§ DATA SECTION
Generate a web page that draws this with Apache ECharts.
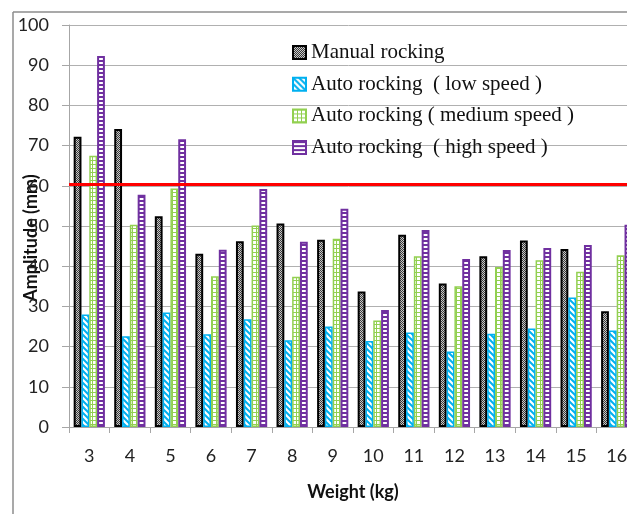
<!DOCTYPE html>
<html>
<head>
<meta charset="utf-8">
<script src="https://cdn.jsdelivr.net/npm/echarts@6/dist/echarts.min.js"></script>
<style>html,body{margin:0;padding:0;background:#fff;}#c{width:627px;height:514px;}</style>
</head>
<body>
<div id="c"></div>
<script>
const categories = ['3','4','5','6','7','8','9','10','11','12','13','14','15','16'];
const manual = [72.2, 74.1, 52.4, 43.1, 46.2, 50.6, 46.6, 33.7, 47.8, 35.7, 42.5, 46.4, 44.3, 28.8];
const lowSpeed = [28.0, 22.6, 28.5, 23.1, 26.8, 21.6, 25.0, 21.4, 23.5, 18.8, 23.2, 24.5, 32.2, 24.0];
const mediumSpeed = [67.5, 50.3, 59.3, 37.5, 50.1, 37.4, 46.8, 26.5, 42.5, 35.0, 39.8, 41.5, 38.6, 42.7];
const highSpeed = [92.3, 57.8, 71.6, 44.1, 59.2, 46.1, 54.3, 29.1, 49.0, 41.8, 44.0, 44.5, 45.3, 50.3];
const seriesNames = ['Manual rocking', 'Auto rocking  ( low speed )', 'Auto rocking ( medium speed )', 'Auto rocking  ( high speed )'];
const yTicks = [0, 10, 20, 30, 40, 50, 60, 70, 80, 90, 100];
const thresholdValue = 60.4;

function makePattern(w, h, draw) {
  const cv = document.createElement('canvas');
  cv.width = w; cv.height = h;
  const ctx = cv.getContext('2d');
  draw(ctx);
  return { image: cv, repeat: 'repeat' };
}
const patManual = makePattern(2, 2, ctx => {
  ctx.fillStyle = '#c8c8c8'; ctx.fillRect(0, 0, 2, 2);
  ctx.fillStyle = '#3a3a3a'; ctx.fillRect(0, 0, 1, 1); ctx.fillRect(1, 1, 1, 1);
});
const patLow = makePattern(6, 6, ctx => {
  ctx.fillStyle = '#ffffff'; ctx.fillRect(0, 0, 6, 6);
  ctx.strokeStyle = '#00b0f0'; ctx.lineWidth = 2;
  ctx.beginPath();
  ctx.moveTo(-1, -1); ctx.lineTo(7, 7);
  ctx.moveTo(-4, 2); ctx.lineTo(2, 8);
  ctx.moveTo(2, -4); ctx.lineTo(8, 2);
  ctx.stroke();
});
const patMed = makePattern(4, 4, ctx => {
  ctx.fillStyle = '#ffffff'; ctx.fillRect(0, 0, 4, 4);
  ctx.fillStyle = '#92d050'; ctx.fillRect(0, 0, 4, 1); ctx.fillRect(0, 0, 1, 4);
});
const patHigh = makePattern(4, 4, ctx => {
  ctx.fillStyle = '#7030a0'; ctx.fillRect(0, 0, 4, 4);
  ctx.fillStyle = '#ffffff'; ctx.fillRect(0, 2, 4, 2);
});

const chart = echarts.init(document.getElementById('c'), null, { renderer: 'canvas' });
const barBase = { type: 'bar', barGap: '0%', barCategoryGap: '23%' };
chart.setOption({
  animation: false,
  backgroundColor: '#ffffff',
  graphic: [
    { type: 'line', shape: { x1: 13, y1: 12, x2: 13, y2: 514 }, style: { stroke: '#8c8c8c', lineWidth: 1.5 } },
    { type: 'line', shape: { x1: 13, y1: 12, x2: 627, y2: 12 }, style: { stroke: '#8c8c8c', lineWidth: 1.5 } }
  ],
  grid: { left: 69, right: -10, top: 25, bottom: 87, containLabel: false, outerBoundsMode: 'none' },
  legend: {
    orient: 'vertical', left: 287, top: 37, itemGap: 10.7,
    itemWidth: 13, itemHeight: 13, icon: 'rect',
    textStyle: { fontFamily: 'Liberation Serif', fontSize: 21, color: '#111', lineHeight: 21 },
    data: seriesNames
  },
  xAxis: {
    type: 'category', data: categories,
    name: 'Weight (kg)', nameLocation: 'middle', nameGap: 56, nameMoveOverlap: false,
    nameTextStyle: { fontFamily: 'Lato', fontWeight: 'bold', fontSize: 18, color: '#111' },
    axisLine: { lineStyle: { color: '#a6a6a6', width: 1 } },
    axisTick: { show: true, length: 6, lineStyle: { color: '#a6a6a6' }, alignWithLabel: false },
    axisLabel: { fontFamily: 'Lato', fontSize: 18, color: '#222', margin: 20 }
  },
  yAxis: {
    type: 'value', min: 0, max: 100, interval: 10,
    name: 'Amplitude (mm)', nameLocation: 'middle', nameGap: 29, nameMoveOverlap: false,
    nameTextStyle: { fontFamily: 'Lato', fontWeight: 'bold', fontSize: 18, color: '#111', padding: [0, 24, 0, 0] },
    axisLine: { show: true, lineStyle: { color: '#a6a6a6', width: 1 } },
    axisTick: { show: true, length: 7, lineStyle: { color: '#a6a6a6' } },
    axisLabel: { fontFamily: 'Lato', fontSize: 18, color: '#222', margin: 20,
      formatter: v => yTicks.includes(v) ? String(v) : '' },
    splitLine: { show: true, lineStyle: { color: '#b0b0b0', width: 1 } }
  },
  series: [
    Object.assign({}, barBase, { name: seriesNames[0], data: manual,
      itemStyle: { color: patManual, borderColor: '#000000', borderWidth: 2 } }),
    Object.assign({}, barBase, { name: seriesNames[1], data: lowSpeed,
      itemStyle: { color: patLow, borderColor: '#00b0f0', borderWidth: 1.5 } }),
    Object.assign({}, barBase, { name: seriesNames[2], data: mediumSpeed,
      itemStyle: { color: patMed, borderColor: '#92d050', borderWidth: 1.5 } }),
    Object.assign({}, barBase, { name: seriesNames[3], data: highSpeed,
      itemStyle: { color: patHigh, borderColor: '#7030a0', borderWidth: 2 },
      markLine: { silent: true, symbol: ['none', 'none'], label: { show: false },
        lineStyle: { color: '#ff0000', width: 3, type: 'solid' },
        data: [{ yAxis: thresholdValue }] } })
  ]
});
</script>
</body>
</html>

§ REQUIREMENT
Take the material above from its first line through the line holding "const thresholdValue = 60.4;" and set it down exactly, without the pictures.

§ EXERCISE SOLUTION
Generate a web page that draws this with Apache ECharts.
<!DOCTYPE html>
<html>
<head>
<meta charset="utf-8">
<script src="https://cdn.jsdelivr.net/npm/echarts@6/dist/echarts.min.js"></script>
<style>html,body{margin:0;padding:0;background:#fff;}#c{width:627px;height:514px;}</style>
</head>
<body>
<div id="c"></div>
<script>
const categories = ['3','4','5','6','7','8','9','10','11','12','13','14','15','16'];
const manual = [72.2, 74.1, 52.4, 43.1, 46.2, 50.6, 46.6, 33.7, 47.8, 35.7, 42.5, 46.4, 44.3, 28.8];
const lowSpeed = [28.0, 22.6, 28.5, 23.1, 26.8, 21.6, 25.0, 21.4, 23.5, 18.8, 23.2, 24.5, 32.2, 24.0];
const mediumSpeed = [67.5, 50.3, 59.3, 37.5, 50.1, 37.4, 46.8, 26.5, 42.5, 35.0, 39.8, 41.5, 38.6, 42.7];
const highSpeed = [92.3, 57.8, 71.6, 44.1, 59.2, 46.1, 54.3, 29.1, 49.0, 41.8, 44.0, 44.5, 45.3, 50.3];
const seriesNames = ['Manual rocking', 'Auto rocking  ( low speed )', 'Auto rocking ( medium speed )', 'Auto rocking  ( high speed )'];
const yTicks = [0, 10, 20, 30, 40, 50, 60, 70, 80, 90, 100];
const thresholdValue = 60.4;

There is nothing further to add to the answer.